Abstract: Simplicial complexes are generalized network structures able to encode interactions occurring between more than two nodes. Simplicial complex describe a large variety of complex interacting systems ranging from brain networks, to social and collaboration networks. Additionally simplicial complexes have a geometrical interpretation and for this reasons they have been widely used in quantum gravity. Simplicial complexes are the ideal structures to characterize emergent network geometry [1-3] in which geometrical properties of the networks emerge spontaneously from their dynamics. Here we propose a general model for growing simplicial complexes called network geometry with flavor (NGF) [4]. This model deepens our understanding of growing complex networks and reveals the important effect that the dimensionality of growing simplicial complexes have on their evolution. The NGF can generate discrete geometries of different nature, ranging from chains and higher dimensional manifolds to scale-free networks with small-world properties, scale-free degree distribution and non-trivial community structure. We find that, for NGF with dimension greater than one, scale-free topologies emerge also without including an explicit preferential attachment because and efficient preferential attachment mechanism naturally emerges from the dynamical rules. Interestingly the NGF with fitness of the nodes reveals relevant relations with quantum statistics. In fact the faces of the NGF have generalized degrees that follow either the Fermi-Dirac, Boltzmann or Bose-Einstein statistics depending on their flavor and on their dimensionality.

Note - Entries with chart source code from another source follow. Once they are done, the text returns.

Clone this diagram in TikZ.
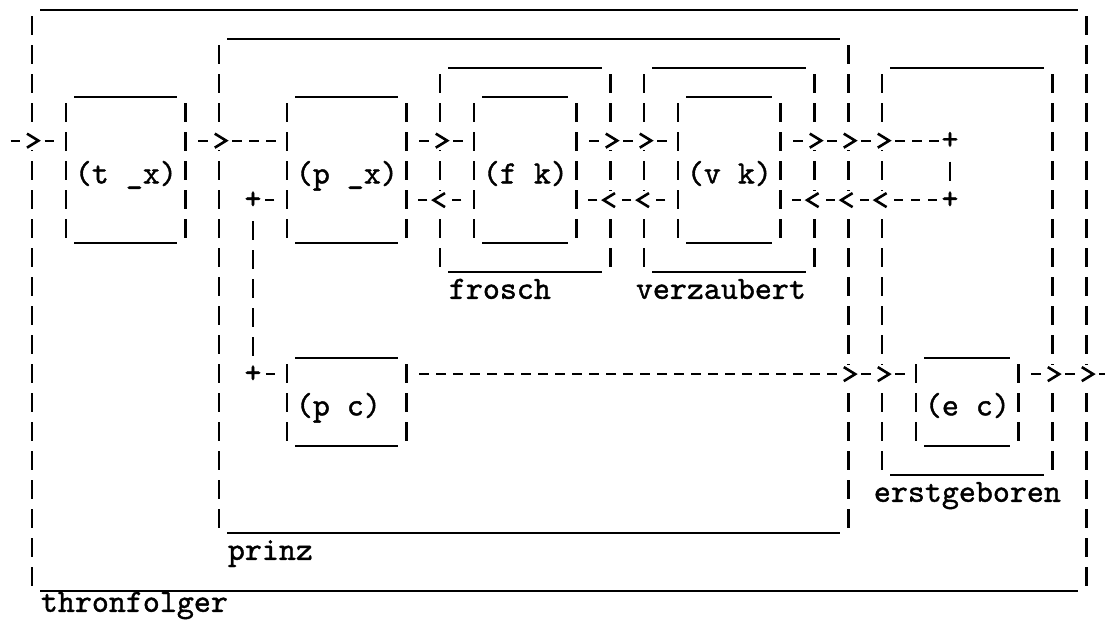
\documentclass[tikz,border=0pt]{standalone}
\usepackage{fontspec}
\newfontfamily\typewriter[Extension=.otf, FakeBold=1.2]{lmmono10-regular}
\usetikzlibrary{positioning, calc, decorations.markings}
\newcommand{\asciitext}{\typewriter\fontsize{16.19pt}{14.5pt}\selectfont}

\tikzset{
	rule/.style={
			line width=0.9pt
		},
	side/.style={
			line width=1.35pt,
			dash pattern=on 9.5pt off 5pt,
			dash phase=11.5pt
		},
	asciibox/.style 2 args={
			rectangle,
			inner sep=0pt,
			anchor=north west,
			minimum width=#1*8.5pt,
			minimum height=#2*14.5pt,
			text height=13.5pt,
			text depth=0pt,
			font=\asciitext,
			append after command={
					([xshift=8.5pt]\tikzlastnode.north west) edge[rule] ([xshift=-8.5pt]\tikzlastnode.north east)
					([xshift=8.5pt]\tikzlastnode.south west) edge[rule] ([xshift=-8.5pt]\tikzlastnode.south east)
					([xshift=4.25pt]\tikzlastnode.north west) edge[side] ([xshift=4.25pt]\tikzlastnode.south west)
					([xshift=-4.25pt]\tikzlastnode.north east) edge[side] ([xshift=-4.25pt]\tikzlastnode.south east)
				}
		},
	boxname/.style={
			inner sep=0pt,
			anchor=base west,
			font=\asciitext
		},
	junction/.style={
			inner sep=0pt,
			minimum width=8.5pt,
			minimum height=14.5pt,
			font=\asciitext
		},
	wire/.style={
			draw,
			line width=1.1pt,
			dash pattern=on 4.6pt off 3.9pt,
			dash phase=6.45pt
		},
	tipat/.style={
			postaction={decorate, decoration={markings,
							mark=at position #1*8.5pt with {
									\fill[white] (-3pt,-4.8pt) rectangle (3pt,4.8pt);
									\draw[solid, line width=1.3pt] (-2.5pt,3.5pt) -- (3.2pt,0pt) -- (-2.5pt,-3.5pt);
								}}}
		}
}

\begin{document}
\begin{tikzpicture}[x=8.5pt, y=-14.5pt]
\useasboundingbox (-0.882,0) rectangle (64.118,21.345);

% frames
\node[asciibox={63}{20}] (thron) at (0.5,0.345) {};
\node[asciibox={38}{17}] (prinz) at (11.5,1.345) {};
\node[asciibox={11}{7}] (frosch) at (24.5,2.345) {};
\node[asciibox={11}{7}] (verz) at (36.5,2.345) {};
\node[asciibox={11}{14}] (erst) at (50.5,2.345) {};

% inner boxes
\node[asciibox={8}{5}] (tx) at (2.5,3.345) {(t \_x)};
\node[asciibox={8}{5}] (px) at (15.5,3.345) {(p \_x)};
\node[asciibox={7}{5}] (fk) at (26.5,3.345) {(f k)};
\node[asciibox={7}{5}] (vk) at (38.5,3.345) {(v k)};
\node[asciibox={8}{3}] (pc) at (15.5,12.345) {(p c)\hphantom{x}};
\node[asciibox={7}{3}] (ec) at (52.5,12.345) {(e c)};

% names under the frames
\node[boxname] (thron-name) at ([xshift=8.5pt, yshift=-10.5pt]thron.south west) {thronfolger};
\node[boxname] (prinz-name) at ([xshift=8.5pt, yshift=-13.5pt]prinz.south west) {prinz};
\node[boxname] (frosch-name) at ([xshift=8.5pt, yshift=-13.5pt]frosch.south west) {frosch};
\node[boxname] (verz-name) at ([yshift=-13.5pt]verz.south west) {verzaubert};
\node[boxname] (erst-name) at ([yshift=-13.5pt]erst.south west) {erstgeboren};

\coordinate (in) at (-0.5,4.85);
\coordinate (out) at (64.5,12.9);
\node[junction] (jr1) at (55,4.85) {+};
\node[junction] (jr2) at (55,6.9) {+};
\node[junction] (jl1) at (14,6.9) {+};
\node[junction] (jl2) at (14,12.9) {+};

% forward
\draw[wire, tipat=1.5] (in) -- (tx.west |- in);
\draw[wire, tipat=1.5] (tx.east |- in) -- (px.west |- in);
\draw[wire, tipat=1.5] (px.east |- in) -- (fk.west |- in);
\draw[wire, tipat/.list={1.5,3.5}] (fk.east |- in) -- (vk.west |- in);
\draw[wire, tipat/.list={1.5,3.5,5.5}] (vk.east |- in) -- (jr1.west);
\draw[side] (jr1.south) -- (jr2.north);

% back
\draw[wire, tipat/.list={3.5,5.5,7.5}] (jr2.west) -- (vk.east |- jr2);
\draw[wire, tipat/.list={1.5,3.5}] (vk.west |- jr2) -- (fk.east |- jr2);
\draw[wire, tipat=1.5] (fk.west |- jr2) -- (px.east |- jr2);
\draw[wire] (px.west |- jr2) -- (jl1.east);
\draw[side] (jl1.south) -- (jl2.north);

% p c to erstgeboren and out
\draw[wire] (jl2.east) -- (pc.west |- jl2);
\draw[wire, tipat/.list={25.5,27.5}] (pc.east |- jl2) -- (ec.west |- jl2);
\draw[wire, tipat/.list={1.5,3.5}] (ec.east |- jl2) -- (out);
\end{tikzpicture}
\end{document}
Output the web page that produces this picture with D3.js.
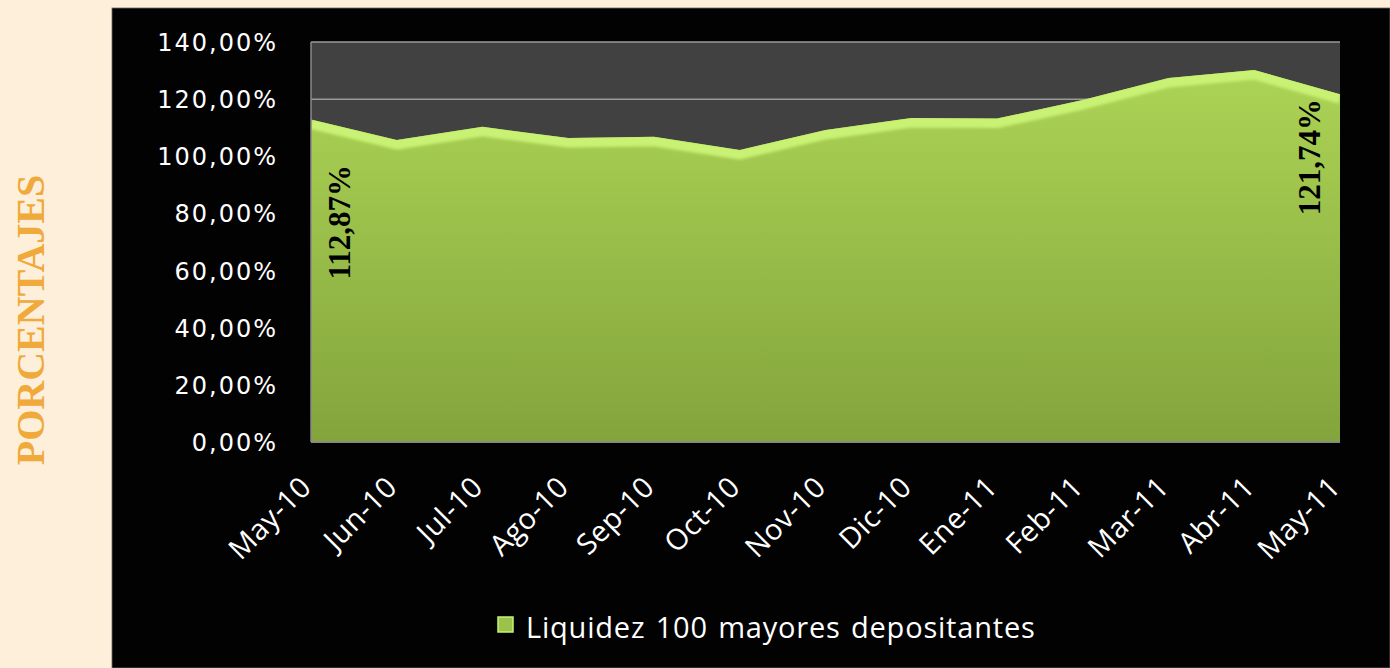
<!DOCTYPE html>
<html>
<head>
<meta charset="utf-8">
<script src="https://cdn.jsdelivr.net/npm/d3@7"></script>
<style>
  html, body { margin: 0; padding: 0; background: #fdefd9; overflow: hidden; }
  svg { display: block; }
</style>
</head>
<body>
<script>
// Data
var months = ["May-10", "Jun-10", "Jul-10", "Ago-10", "Sep-10", "Oct-10", "Nov-10",
              "Dic-10", "Ene-11", "Feb-11", "Mar-11", "Abr-11", "May-11"];
var liquidez = [112.87, 105.7, 110.3, 106.4, 106.8, 102.2, 109.2,
                113.4, 113.2, 119.7, 127.4, 130.2, 121.74];
var yTicks = [0, 20, 40, 60, 80, 100, 120, 140];
var seriesName = "Liquidez 100 mayores depositantes";
var axisTitle = "PORCENTAJES";

// Layout
var w = 1390, h = 668;
var box = { x: 112, y: 8, w: 1278, h: 660 };
var plot = { left: 311, right: 1340, top: 42, bottom: 442 };

var svg = d3.select("body").append("svg")
    .attr("width", w)
    .attr("height", h);

var defs = svg.append("defs");

var grad = defs.append("linearGradient")
    .attr("id", "areaFill")
    .attr("x1", 0).attr("y1", 0).attr("x2", 0).attr("y2", 1);
grad.append("stop").attr("offset", "0%").attr("stop-color", "#acd455");
grad.append("stop").attr("offset", "100%").attr("stop-color", "#83a43c");

defs.append("filter").attr("id", "soft")
  .append("feGaussianBlur").attr("stdDeviation", 1.6);

// Black chart box
svg.append("rect")
    .attr("x", box.x).attr("y", box.y)
    .attr("width", box.w).attr("height", box.h)
    .attr("fill", "#020202")
    .attr("stroke", "#6a6a6a")
    .attr("stroke-width", 0.8);

// Axis title
svg.append("text")
    .attr("transform", "translate(44,320) rotate(-90)")
    .attr("text-anchor", "middle")
    .attr("font-family", "'Liberation Serif', 'DejaVu Serif', serif")
    .attr("font-weight", "bold")
    .attr("font-size", 40)
    .attr("fill", "#f0a93b")
    .text(axisTitle);

// Scales
var x = d3.scalePoint()
    .domain(months)
    .range([plot.left, plot.right]);

var y = d3.scaleLinear()
    .domain([0, 140])
    .range([plot.bottom, plot.top]);

// Plot back wall
svg.append("rect")
    .attr("x", plot.left).attr("y", plot.top)
    .attr("width", plot.right - plot.left)
    .attr("height", plot.bottom - plot.top)
    .attr("fill", "#414141");

// Gridlines
svg.append("g")
  .selectAll("line")
  .data(yTicks)
  .join("line")
    .attr("x1", plot.left).attr("x2", plot.right)
    .attr("y1", function(d) { return y(d); })
    .attr("y2", function(d) { return y(d); })
    .attr("stroke", "#9a9a9a")
    .attr("stroke-width", 1.5);

// Area
var area = d3.area()
    .x(function(d, i) { return x(months[i]); })
    .y0(y(0))
    .y1(function(d) { return y(d); });

var line = d3.line()
    .x(function(d, i) { return x(months[i]); })
    .y(function(d) { return y(d); });

defs.append("clipPath").attr("id", "areaClip")
  .append("path").attr("d", area(liquidez));

svg.append("path")
    .attr("d", area(liquidez))
    .attr("fill", "url(#areaFill)");

// Light bevel along the top edge
svg.append("g")
    .attr("clip-path", "url(#areaClip)")
  .append("path")
    .attr("d", line(liquidez))
    .attr("transform", "translate(0,4)")
    .attr("fill", "none")
    .attr("stroke", "#c9f274")
    .attr("stroke-width", 11)
    .attr("stroke-linejoin", "round")
    .attr("filter", "url(#soft)");

// Plot frame
svg.append("line")
    .attr("x1", plot.left).attr("x2", plot.left)
    .attr("y1", plot.top).attr("y2", plot.bottom)
    .attr("stroke", "#8a8a8a").attr("stroke-width", 1.5);
svg.append("line")
    .attr("x1", plot.left).attr("x2", plot.right)
    .attr("y1", plot.bottom).attr("y2", plot.bottom)
    .attr("stroke", "#8a8a8a").attr("stroke-width", 1.5);

// Y axis labels
var fmt = function(d) { return d3.format(".2f")(d).replace(".", ",") + "%"; };

svg.append("g")
  .selectAll("text")
  .data(yTicks)
  .join("text")
    .attr("x", 278)
    .attr("y", function(d) { return y(d) + 9; })
    .attr("text-anchor", "end")
    .attr("font-family", "'DejaVu Sans', Verdana, sans-serif")
    .attr("font-size", 24)
    .attr("letter-spacing", 2)
    .attr("fill", "#ffffff")
    .text(fmt);

// X axis labels
svg.append("g")
  .selectAll("text")
  .data(months)
  .join("text")
    .attr("transform", function(d) { return "translate(" + (x(d) + 2) + "," + 489 + ") rotate(-45)"; })
    .attr("text-anchor", "end")
    .attr("font-family", "'Open Sans', 'Liberation Sans', sans-serif")
    .attr("font-size", 29)
    .attr("letter-spacing", 0.5)
    .attr("fill", "#ffffff")
    .text(function(d) { return d; });

// Data labels (first and last points)
var labelIdx = [0, months.length - 1];
var labelOffset = [[39, 160], [-20, 121]];
svg.append("g")
  .selectAll("text")
  .data(labelIdx)
  .join("text")
    .attr("transform", function(d, i) {
      return "translate(" + (x(months[d]) + labelOffset[i][0]) + "," +
             (y(liquidez[d]) + labelOffset[i][1]) + ") rotate(-90)";
    })
    .attr("font-family", "'Liberation Serif', 'DejaVu Serif', serif")
    .attr("font-weight", "bold")
    .attr("font-size", 31)
    .attr("fill", "#000000")
    .text(function(d) { return fmt(liquidez[d]); });

// Legend
var legend = svg.append("g").attr("transform", "translate(498,617)");
legend.append("rect")
    .attr("x", 0).attr("y", 0)
    .attr("width", 15).attr("height", 15)
    .attr("fill", "#9bc24a")
    .attr("stroke", "#c9f274")
    .attr("stroke-width", 1.5);
legend.append("text")
    .attr("x", 28)
    .attr("y", 21)
    .attr("font-family", "'Open Sans', 'Liberation Sans', sans-serif")
    .attr("font-size", 29)
    .attr("letter-spacing", 0.8)
    .attr("word-spacing", 2)
    .attr("fill", "#ffffff")
    .text(seriesName);
</script>
</body>
</html>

Specifically, NGFs with flavor s=-1, when constructed in dimension d=3 gluing tetrahedra along their triangular faces, have the generalized degrees of the triangular faces, of the links, and of the nodes following respectively the Fermi-Dirac, the Boltzmann or the Bose-Einstein distribution.
We will characterize the emergent geometry of NGF as hyperbolic [5] and describe its properties in any dimension.
[1] G. Bianconi, Interdisciplinary and physics challenges in network theory, EPL 111, 56001 (2015).
[2] Z. Wu, G. Menichetti C. Rahmede G. Bianconi, Emergent Complex Network Geometry, Scientific Reports 5, 10073 (2015).
[3] G. Bianconi and C. Rahmede, Complex Quantum Network Manifolds are Scale-Free in d>2, Scientific Reports 5, 13979 (2015)
[4] G. Bianconi and C. Rahmede, Network geometry with flavor: from complexity to quantum geometry, Physical Review E, 93, 032315. (2016).
[5] G. Bianconi and C. Rahmede, Emergent hyperbolic network geometry Scientific Reports 7, 41974 (2017).